● **WORK REQUIRED**: Return the material exactly, first line through the line containing "const y = d3.scaleLinear().domain([0, 200]).range([225, 45]);", and nothing more. Pictures stay out.

>> begin PROVIDED RECORDS

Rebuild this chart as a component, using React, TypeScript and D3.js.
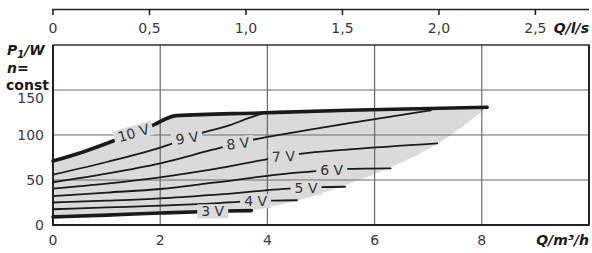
import React from 'react';
import * as d3 from 'd3';

// flow ticks (m3/h bottom, l/s top) and power ticks
const qTicks = [0, 2, 4, 6, 8];
const qLsTicks = [0, 0.5, 1, 1.5, 2, 2.5];
const pTicks = [0, 50, 100, 150];

// power curves P1 [W] over Q [m3/h]
const curve10V = [[0, 71], [0.6, 82], [1.15, 94], [1.83, 110], [2.3, 121.5], [3.85, 124.5], [5.5, 127.5], [8.1, 130.8]];
const curve9V = [[0, 56], [1, 70], [2, 86], [2.76, 102], [3.3, 111], [3.66, 119], [3.9, 123.8]];
const curve8V = [[0, 47.5], [1, 57], [2, 68.5], [3, 84], [3.75, 95], [4.6, 104], [5.5, 113], [6.3, 120.5], [7.05, 127.5]];
const curve7V = [[0, 40.5], [1, 46], [2, 53], [3, 62], [4.03, 73.5], [4.6, 79], [5.53, 84], [7.17, 90.8]];
const curve6V = [[0, 32], [1, 36], [2, 40], [3, 47], [4.4, 57.4], [4.93, 60], [5.47, 62.3], [6.3, 63]];
const curve5V = [[0, 25], [1, 27], [2, 29.5], [3, 33.5], [4.47, 40.7], [4.97, 42], [5.45, 42.5]];
const curve4V = [[0, 17.5], [1, 19.5], [2, 21.5], [3, 24], [3.44, 25.8], [4.1, 27], [4.55, 27.5]];
const curve3V = [[0, 9], [1, 11], [2, 13.3], [2.73, 14.8], [3.25, 15.5], [3.7, 16]];

// right-hand limit of the operating field (through the curve ends)
const envelope = [[8.1, 130.8], [7.2, 91], [6.27, 63.3], [5.43, 44], [4.6, 27.8], [3.7, 16]];

const speedNames = ['10 V', '9 V', '8 V', '7 V', '6 V', '5 V', '4 V', '3 V'];
const speedCurves = [curve10V, curve9V, curve8V, curve7V, curve6V, curve5V, curve4V, curve3V];
const labelQ = [1.5, 2.5, 3.45, 4.3, 5.2, 4.72, 3.78, 2.98];
const labelAngle = [-16, -9, -6, -3, 0, 0, 0, 0];

const W = 592;
const H = 253;
const font = '"DejaVu Sans", sans-serif';
const shade = '#dadada';

function valueAt(pts: number[][], q: number) {
  for (let i = 1; i < pts.length; i++) {
    if (q <= pts[i][0]) {
      const [x0, y0] = pts[i - 1];
      const [x1, y1] = pts[i];
      return y0 + ((q - x0) / (x1 - x0)) * (y1 - y0);
    }
  }
  return pts[pts.length - 1][1];
}

export default function App() {
  const x = d3.scaleLinear().domain([0, 10]).range([53, 589]);
  const xTop = d3.scaleLinear().domain([0, 10 / 3.6]).range([53, 589]);
  const y = d3.scaleLinear().domain([0, 200]).range([225, 45]);

  const line = d3.line<number[]>().x(d => x(d[0])).y(d => y(d[1])).curve(d3.curveMonotoneX);
  const edge = d3.line<number[]>().x(d => x(d[0])).y(d => y(d[1])).curve(d3.curveCatmullRom);

  // shaded field: top = 10 V, right = envelope, bottom = 3 V
  const areaPath =
    line(curve10V)! +
    edge(envelope)!.replace(/^M/, 'L') +
    line([...curve3V].reverse())!.replace(/^M/, 'L') +
    'Z';

  const fmt = (v: number) => (v === 0 ? '0' : d3.format('.1f')(v).replace('.', ','));

  return (
    <svg width={W} height={H} style={{ position: 'absolute', left: 0, top: 0, background: '#fff' }} fontFamily={font}>
      {/* top axis in l/s */}
      <line x1={x(0) - 1} x2={x(10)} y1={9.5} y2={9.5} stroke="#222" strokeWidth={1.6} />
      {qLsTicks.map(t => (
        <g key={t}>
          <line x1={xTop(t)} x2={xTop(t)} y1={9.5} y2={15} stroke="#222" strokeWidth={1.6} />
          <text x={xTop(t)} y={33} textAnchor="middle" fontSize={14} fill="#3a3a3a">{fmt(t)}</text>
        </g>
      ))}
      <text x={589} y={33} textAnchor="end" fontSize={14} fontWeight="bold" fontStyle="italic" fill="#1a1a1a">Q/l/s</text>

      {/* shaded field */}
      <path d={areaPath} fill={shade} stroke="none" />

      {/* grid */}
      {qTicks.filter(t => t > 0).map(t => (
        <line key={'gx' + t} x1={x(t)} x2={x(t)} y1={y(200)} y2={y(0)} stroke="#6a6a6a" strokeWidth={1.2} />
      ))}
      {pTicks.filter(t => t > 0).map(t => (
        <line key={'gy' + t} x1={x(0)} x2={x(10)} y1={y(t)} y2={y(t)} stroke="#6a6a6a" strokeWidth={1.2} />
      ))}
      <rect x={x(0)} y={y(200)} width={x(10) - x(0)} height={y(0) - y(200)} fill="none" stroke="#222" strokeWidth={1.4} />
      <line x1={x(0)} x2={x(0)} y1={y(200)} y2={y(0) + 1} stroke="#222" strokeWidth={2} />
      <line x1={x(0)} x2={x(10)} y1={y(0)} y2={y(0)} stroke="#222" strokeWidth={2} />
      <line x1={x(10)} x2={x(10)} y1={y(200)} y2={y(0)} stroke="#222" strokeWidth={1.8} />

      {/* speed curves */}
      {speedCurves.map((c, i) => (
        <path
          key={speedNames[i]}
          d={line(c)!}
          fill="none"
          stroke="#1a1a1a"
          strokeWidth={i === 0 || i === speedCurves.length - 1 ? 3.6 : 1.8}
          strokeLinecap="round"
        />
      ))}

      {/* curve labels */}
      {speedNames.map((name, i) => {
        const q = labelQ[i];
        const cx = x(q);
        const cy = y(valueAt(speedCurves[i], q));
        const w = name.length > 3 ? 40 : 31;
        return (
          <g key={'l' + name} transform={`translate(${cx},${cy}) rotate(${labelAngle[i]})`}>
            <rect x={-w / 2} y={-7} width={w} height={14} fill={shade} />
            <text x={0} y={5} textAnchor="middle" fontSize={14} fill="#333">{name}</text>
          </g>
        );
      })}

      {/* y axis */}
      {pTicks.map(t => (
        <text key={'yt' + t} x={44} y={y(t) + 5 + (t === 150 ? 8 : 0)} textAnchor="end" fontSize={14} fill="#3a3a3a">{t}</text>
      ))}
      <text x={7} y={55} fontSize={14} fontWeight="bold" fontStyle="italic" fill="#1a1a1a">
        P<tspan fontSize={10} dy={3}>1</tspan><tspan dy={-3}>/W</tspan>
      </text>
      <text x={7} y={73} fontSize={14} fontWeight="bold" fontStyle="italic" fill="#1a1a1a">n=</text>
      <text x={6} y={90} fontSize={14} fontWeight="bold" fill="#1a1a1a">const</text>

      {/* x axis */}
      {qTicks.map(t => (
        <text key={'xt' + t} x={x(t)} y={245} textAnchor="middle" fontSize={14} fill="#3a3a3a">{t}</text>
      ))}
      <text x={589} y={245} textAnchor="end" fontSize={14} fontWeight="bold" fontStyle="italic" fill="#1a1a1a">Q/m³/h</text>
    </svg>
  );
}
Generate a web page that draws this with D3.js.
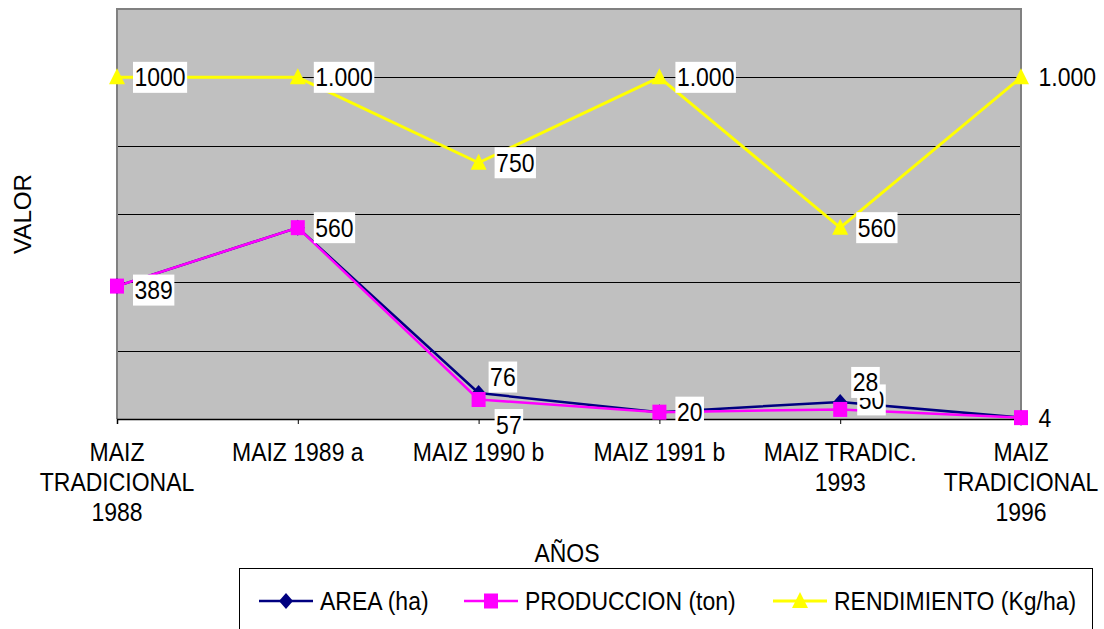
<!DOCTYPE html>
<html>
<head>
<meta charset="utf-8">
<script src="https://cdn.jsdelivr.net/npm/d3@7"></script>
<style>
  html, body { margin: 0; padding: 0; background: #fff; }
  svg text { font-family: "Liberation Sans", Arial, sans-serif; font-size: 23px; fill: #000; }
</style>
</head>
<body>
<svg id="chart" width="1104" height="629"></svg>
<script>
// chart data
const categories = ['MAIZ\nTRADICIONAL\n1988', 'MAIZ 1989 a', 'MAIZ 1990 b', 'MAIZ 1991 b', 'MAIZ TRADIC.\n1993', 'MAIZ\nTRADICIONAL\n1996'];
const area = [389, 560, 76, 20, 50, 4];
const produccion = [389, 560, 57, 20, 28, 4];
const rendimiento = [1000, 1000, 750, 1000, 560, 1000];
const areaLabels = ['389', '560', '76', '20', '50', '4'];
const prodLabels = [null, null, '57', null, '28', null];
const rendLabels = ['1000', '1.000', '750', '1.000', '560', '1.000'];
const yTicks = [0, 200, 400, 600, 800, 1000, 1200];
const seriesNames = ['AREA (ha)', 'PRODUCCION (ton)', 'RENDIMIENTO (Kg/ha)'];

const STRETCH = 1.1; // text in the original looks a bit tall

const svg = d3.select('#chart');
const plotLeft = 117, plotRight = 1021, plotTop = 9, plotBottom = 419;

const x = d3.scalePoint().domain(d3.range(categories.length)).range([plotLeft, plotRight]).padding(0);
const y = d3.scaleLinear().domain([0, 1200]).range([plotBottom, plotTop]);

function stretchedText(g, txt, tx, ty, anchor) {
	return g.append('text')
		.attr('transform', `translate(${tx},${ty}) scale(1,${STRETCH})`)
		.attr('text-anchor', anchor || 'start')
		.text(txt);
}

// plot background
svg.append('rect')
	.attr('x', plotLeft).attr('y', plotTop)
	.attr('width', plotRight - plotLeft).attr('height', plotBottom - plotTop)
	.attr('fill', '#c0c0c0');

// gridlines
svg.append('g')
	.selectAll('line')
	.data(yTicks.filter(t => t > 0 && t < 1200))
	.enter()
	.append('line')
	.attr('x1', plotLeft).attr('x2', plotRight)
	.attr('y1', d => Math.round(y(d)) + 0.5).attr('y2', d => Math.round(y(d)) + 0.5)
	.attr('stroke', '#000').attr('stroke-width', 1);

// plot border (gray)
svg.append('path')
	.attr('d', `M${plotLeft},${plotBottom} L${plotLeft},${plotTop} L${plotRight},${plotTop} L${plotRight},${plotBottom}`)
	.attr('fill', 'none').attr('stroke', '#808080').attr('stroke-width', 2);

// x axis
const xAxis = d3.axisBottom(x).tickSize(5).tickFormat('');
const axG = svg.append('g').attr('transform', `translate(0,${plotBottom})`).call(xAxis);
axG.select('.domain').attr('stroke', '#000').attr('stroke-width', 1.5);
axG.selectAll('.tick line').attr('stroke', '#000');

// category labels, multiline
categories.forEach((c, i) => {
	c.split('\n').forEach((line, j) => {
		stretchedText(svg, line, x(i), 461 + j * 30, 'middle');
	});
});

// axis titles
svg.append('text')
	.attr('transform', `translate(31,214) rotate(-90) scale(1.05,1)`)
	.attr('text-anchor', 'middle')
	.text('VALOR');
stretchedText(svg, 'AÑOS', 567, 562, 'middle');

// series
const series = [
	{ values: area, color: '#000080', marker: 'diamond', width: 2.5 },
	{ values: produccion, color: '#ff00ff', marker: 'square', width: 2.5 },
	{ values: rendimiento, color: '#ffff00', marker: 'triangle', width: 3 }
];

function markerPath(type, cx, cy) {
	if (type === 'diamond') return `M${cx},${cy - 8} L${cx + 7},${cy} L${cx},${cy + 8} L${cx - 7},${cy} Z`;
	if (type === 'square') return `M${cx - 7},${cy - 7.5} h14 v15 h-14 Z`;
	return `M${cx},${cy - 9} L${cx + 8},${cy + 7} L${cx - 8},${cy + 7} Z`;
}

const line = d3.line().x((d, i) => x(i)).y(d => y(d));

series.forEach(s => {
	svg.append('path')
		.datum(s.values)
		.attr('d', line)
		.attr('fill', 'none')
		.attr('stroke', s.color)
		.attr('stroke-width', s.width)
		.attr('stroke-linejoin', 'round');
	svg.append('g')
		.selectAll('path')
		.data(s.values)
		.enter()
		.append('path')
		.attr('d', (d, i) => markerPath(s.marker, x(i), y(d)))
		.attr('fill', s.color);
});

// data labels: white box, text right of the point unless moved
const labelMoves = {
	'a0': [16, 4], 'a2': [10, -16], 'a4': [17, -2],
	'p2': [16, 25], 'p4': [11, -27]
};

function drawLabels(values, labels, key) {
	labels.forEach((lab, i) => {
		if (lab == null) return;
		const mv = labelMoves[key + i] || [16, 0];
		const bx = x(i) + mv[0];
		const cy = y(values[i]) + mv[1];
		const g = svg.append('g');
		const r = g.append('rect').attr('fill', '#fff');
		const t = stretchedText(g, lab, bx + 1.5, cy + 9, 'start');
		const w = t.node().getComputedTextLength();
		r.attr('x', bx).attr('y', cy - 15.5).attr('width', w + 3).attr('height', 31);
	});
}

drawLabels(area, areaLabels, 'a');
drawLabels(produccion, prodLabels, 'p');
drawLabels(rendimiento, rendLabels, 'r');

// legend
const legend = svg.append('g');
legend.append('rect')
	.attr('x', 239.5).attr('y', 568.5)
	.attr('width', 853).attr('height', 80)
	.attr('fill', '#fff').attr('stroke', '#000').attr('stroke-width', 1);

const legendX = [259, 464, 773];
series.forEach((s, i) => {
	const lx = legendX[i], ly = 601;
	legend.append('line')
		.attr('x1', lx).attr('x2', lx + 54)
		.attr('y1', ly).attr('y2', ly)
		.attr('stroke', s.color).attr('stroke-width', s.width);
	legend.append('path')
		.attr('d', markerPath(s.marker, lx + 27, ly))
		.attr('fill', s.color);
	stretchedText(legend, seriesNames[i], lx + 61, ly + 9, 'start');
});
</script>
</body>
</html>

>> end PROVIDED RECORDS

● **THE REPLY**:
Rebuild this chart as a component, using React, TypeScript and D3.js.
import React from 'react';
import * as d3 from 'd3';

// flow ticks (m3/h bottom, l/s top) and power ticks
const qTicks = [0, 2, 4, 6, 8];
const qLsTicks = [0, 0.5, 1, 1.5, 2, 2.5];
const pTicks = [0, 50, 100, 150];

// power curves P1 [W] over Q [m3/h]
const curve10V = [[0, 71], [0.6, 82], [1.15, 94], [1.83, 110], [2.3, 121.5], [3.85, 124.5], [5.5, 127.5], [8.1, 130.8]];
const curve9V = [[0, 56], [1, 70], [2, 86], [2.76, 102], [3.3, 111], [3.66, 119], [3.9, 123.8]];
const curve8V = [[0, 47.5], [1, 57], [2, 68.5], [3, 84], [3.75, 95], [4.6, 104], [5.5, 113], [6.3, 120.5], [7.05, 127.5]];
const curve7V = [[0, 40.5], [1, 46], [2, 53], [3, 62], [4.03, 73.5], [4.6, 79], [5.53, 84], [7.17, 90.8]];
const curve6V = [[0, 32], [1, 36], [2, 40], [3, 47], [4.4, 57.4], [4.93, 60], [5.47, 62.3], [6.3, 63]];
const curve5V = [[0, 25], [1, 27], [2, 29.5], [3, 33.5], [4.47, 40.7], [4.97, 42], [5.45, 42.5]];
const curve4V = [[0, 17.5], [1, 19.5], [2, 21.5], [3, 24], [3.44, 25.8], [4.1, 27], [4.55, 27.5]];
const curve3V = [[0, 9], [1, 11], [2, 13.3], [2.73, 14.8], [3.25, 15.5], [3.7, 16]];

// right-hand limit of the operating field (through the curve ends)
const envelope = [[8.1, 130.8], [7.2, 91], [6.27, 63.3], [5.43, 44], [4.6, 27.8], [3.7, 16]];

const speedNames = ['10 V', '9 V', '8 V', '7 V', '6 V', '5 V', '4 V', '3 V'];
const speedCurves = [curve10V, curve9V, curve8V, curve7V, curve6V, curve5V, curve4V, curve3V];
const labelQ = [1.5, 2.5, 3.45, 4.3, 5.2, 4.72, 3.78, 2.98];
const labelAngle = [-16, -9, -6, -3, 0, 0, 0, 0];

const W = 592;
const H = 253;
const font = '"DejaVu Sans", sans-serif';
const shade = '#dadada';

function valueAt(pts: number[][], q: number) {
  for (let i = 1; i < pts.length; i++) {
    if (q <= pts[i][0]) {
      const [x0, y0] = pts[i - 1];
      const [x1, y1] = pts[i];
      return y0 + ((q - x0) / (x1 - x0)) * (y1 - y0);
    }
  }
  return pts[pts.length - 1][1];
}

export default function App() {
  const x = d3.scaleLinear().domain([0, 10]).range([53, 589]);
  const xTop = d3.scaleLinear().domain([0, 10 / 3.6]).range([53, 589]);
  const y = d3.scaleLinear().domain([0, 200]).range([225, 45]);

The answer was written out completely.